The way she said it makes me smile. The two women in my life at war with each other, I know my mother has her heart in the right place, however, that’s no excuse for meddling in my private affairs.
“My mother is used to getting her way, sooner or later, she’s going to give in. And she’s crazy about having a grandkid. Ever since I graduated from college, she’s been insisting on that. So I warn you, if it’s a girl, I doubt we will be able to get her out of the house.”
Stella makes a gesture with her lips, in response I smile, feeling increasingly optimistic.
“It will have to be a boy then.”
That makes my smile wider, she’s making plans for our future, even without realizing it.

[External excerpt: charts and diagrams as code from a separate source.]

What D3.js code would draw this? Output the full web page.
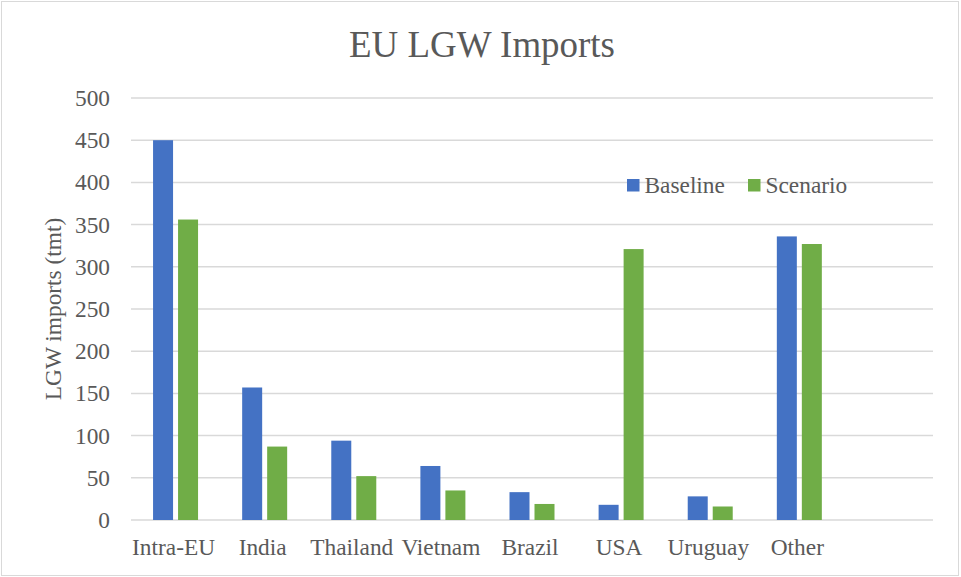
<!DOCTYPE html>
<html>
<head>
<meta charset="utf-8">
<title>EU LGW Imports</title>
<script src="https://d3js.org/d3.v7.min.js"></script>
<style>
  body { margin: 0; background: #fff; }
  svg text { font-family: "Liberation Serif", "Tinos", "Times New Roman", "DejaVu Serif", serif; fill: #595959; }
</style>
</head>
<body>
<svg id="chart" width="961" height="577"></svg>
<script>
var categories = ["Intra-EU", "India", "Thailand", "Vietnam", "Brazil", "USA", "Uruguay", "Other"];
var seriesNames = ["Baseline", "Scenario"];
var baseline = [450, 157, 94, 64, 33, 18, 28, 336];
var scenario = [356, 87, 52, 35, 19, 321, 16, 327];
var yTicks = [0, 50, 100, 150, 200, 250, 300, 350, 400, 450, 500];
var colors = ["#4472C4", "#70AD47"];

var margin = {top: 98, right: 28, bottom: 57, left: 131},
    width = 961 - margin.left - margin.right,
    height = 577 - margin.top - margin.bottom;

var svg = d3.select("#chart");

// pick a font size so that a sample string gets the width seen in the picture
function fitSize(str, target) {
  var t = svg.append("text").attr("font-size", 100).text(str);
  var w = t.node().getComputedTextLength();
  t.remove();
  return 100 * target / w;
}
var fs = fitSize("Intra-EU", 83);
var titleFs = fitSize("EU LGW Imports", 266);

// outer border
svg.append("rect")
  .attr("x", 1.5).attr("y", 1.5)
  .attr("width", 957).attr("height", 574)
  .attr("fill", "none")
  .attr("stroke", "#d9d9d9")
  .attr("stroke-width", 1);

var g = svg.append("g")
  .attr("transform", "translate(" + margin.left + "," + margin.top + ")");

// 9 slots in the axis, the last one stays empty
var slot = width / (categories.length + 1);
var x0 = d3.scaleBand()
  .domain(categories)
  .range([0, slot * categories.length]);

var x1 = d3.scaleBand()
  .domain(seriesNames)
  .range([slot / 2 - 22.5, slot / 2 + 22.5])
  .paddingInner(0.2);

var y = d3.scaleLinear()
  .domain([0, 500])
  .range([height, 0]);

// gridlines
g.append("g")
  .selectAll("line")
  .data(yTicks)
  .enter().append("line")
    .attr("x1", 0)
    .attr("x2", width)
    .attr("y1", function(d) { return y(d); })
    .attr("y2", function(d) { return y(d); })
    .attr("stroke", "#d9d9d9")
    .attr("stroke-width", 1.5);

// y tick labels
g.append("g")
  .selectAll("text")
  .data(yTicks)
  .enter().append("text")
    .attr("x", -21)
    .attr("y", function(d) { return y(d); })
    .attr("dy", "0.34em")
    .attr("text-anchor", "end")
    .attr("font-size", fs)
    .text(function(d) { return d; });

// bars
var rows = categories.map(function(c, i) {
  return {cat: c, values: [baseline[i], scenario[i]]};
});

var group = g.selectAll(".cat")
  .data(rows)
  .enter().append("g")
    .attr("class", "cat")
    .attr("transform", function(d) { return "translate(" + x0(d.cat) + ",0)"; });

group.selectAll("rect")
  .data(function(d) { return d.values.map(function(v, j) { return {name: seriesNames[j], value: v, j: j}; }); })
  .enter().append("rect")
    .attr("x", function(d) { return x1(d.name); })
    .attr("width", x1.bandwidth())
    .attr("y", function(d) { return y(d.value); })
    .attr("height", function(d) { return height - y(d.value); })
    .attr("fill", function(d) { return colors[d.j]; });

// x labels
g.append("g")
  .selectAll("text")
  .data(categories)
  .enter().append("text")
    .attr("x", function(d) { return x0(d) + slot / 2 - 2; })
    .attr("y", height + 35)
    .attr("text-anchor", "middle")
    .attr("font-size", fs)
    .text(function(d) { return d; });

// y axis title
svg.append("text")
  .attr("transform", "translate(61," + (margin.top + height / 2) + ") rotate(-90)")
  .attr("text-anchor", "middle")
  .attr("font-size", fs)
  .text("LGW imports (tmt)");

// title
svg.append("text")
  .attr("x", 482)
  .attr("y", 57)
  .attr("text-anchor", "middle")
  .attr("font-size", titleFs)
  .text("EU LGW Imports");

// legend
var legendX = [627, 748];
var legend = svg.append("g");
seriesNames.forEach(function(s, i) {
  legend.append("rect")
    .attr("x", legendX[i])
    .attr("y", 179)
    .attr("width", 12.5)
    .attr("height", 12.5)
    .attr("fill", colors[i]);
  legend.append("text")
    .attr("x", legendX[i] + 17.5)
    .attr("y", 193)
    .attr("font-size", fs)
    .text(s);
});
</script>
</body>
</html>
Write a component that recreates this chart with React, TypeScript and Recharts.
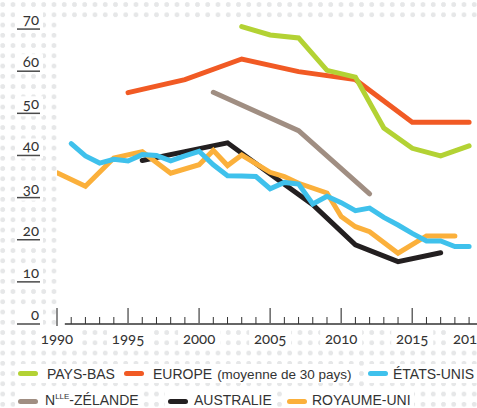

We finish eating while we continue talking. I get rid of the dishes and go back to my reading. A nurse comes to check on Stella before sleeping. I settle on the sofa as well as I can. When I’m about to close my eyes, I hear her whisper, “Tonight the Mississippi between us is wider than ever.”
But what she doesn’t realize we are both on the same side of the river.
Both physically and metaphorically.
???
Despite being in the hospital, the heavy burden on my chest has been lifted. I put my heart at her feet. N ow our future is in her hands.
I want Stella to be free. And with that same freedom she has to choose to love me. Live with me, fight with me, and grow old with me.
As the doctor gives her a final check before discharging her, my hands sweat.
Last night before bed, I asked Stella what she wanted to do—stay here in Baton Rouge with Sister June, go back to Los Angeles with me, or to Carrollton with her mother. She told me she would think about it. We are just a few minutes away and the words that I so long for—and fear—are about to come out of her mouth.
Sister June is here too, discreetly hovering down the hall, chatting with the nurses, surely trying to convince them to attend mass next Sunday at her church.
“Did you decide what you want to do?” I do my best to stop my voice from trembling. How I was able to avoid stuttering is a real miracle.
“Yes,” she says, her voice is firm, although she doesn’t look me in the eye. “I want to go to Carrollton, Lionel.”
And my stomach falls to my feet. That can’t be. She doesn’t want to be with me.
What the hell am I going to do now?
Then I see a small smile pulling up those sweet lips. “And I want you to come with me.”
Inside I’m doing a victory dance, but outside I’m erasing the space that separates us, taking her face in my hands and giving her a soft kiss on the lips.
“Your wish is my command, Hvezda.”
Chapter 30
“This is awesome,” and it really is. We’re flying high at thirty thousand feet back to Carrollton on Ethan Conrad’s private plane.
Stella is looking out the window, with my arms around her as she rests her head on my chest.
This feels awesome indeed.
Flying has never felt so good. It’s like I’ve never seen the sky before. Something inside me is also rising and it isn’t from this engineering marvel that must have cost Ethan a couple of million.
“What? Flying in a private plane?” I joke around with her a little. Stella looks so pretty when she’s like that, relaxed. “Don’t tell me you’re a snob.”
In response, she elbows me in the abdomen, right where I was shot. I make an exaggerated gesture of pain, the truth is that for some time the pain has been minimal. The doctor has officially discharged me and I only have to go back for a routine check-up in a couple of months.
Now I’m here, in the cloud nine, living the life that I never thought was possible for me. I have my wife in my arms and our first child is on the way. A family. To a man like me, straight out of an orphanage, those words sound strange. Not because I had to grow up and manage on my own. No. I was greatly blessed when the Krals adopted me, they changed my life. Not only did they open the door to a world that offered all kinds of wonderful opportunities, but they also loved me. They took the skinny, shy, and stuttering boy and raised him as their own. They never made me feel like I was worthless because I wasn’t their biological son. Much of what I am today I owe to them. Johanna and Anton taught me to believe in myself, to fight, and to never, never, give up.
Now I’m going to have someone who is not only mine because I chose to love him, but also because he comes from me. It will be blood of my blood. And it’s amazing.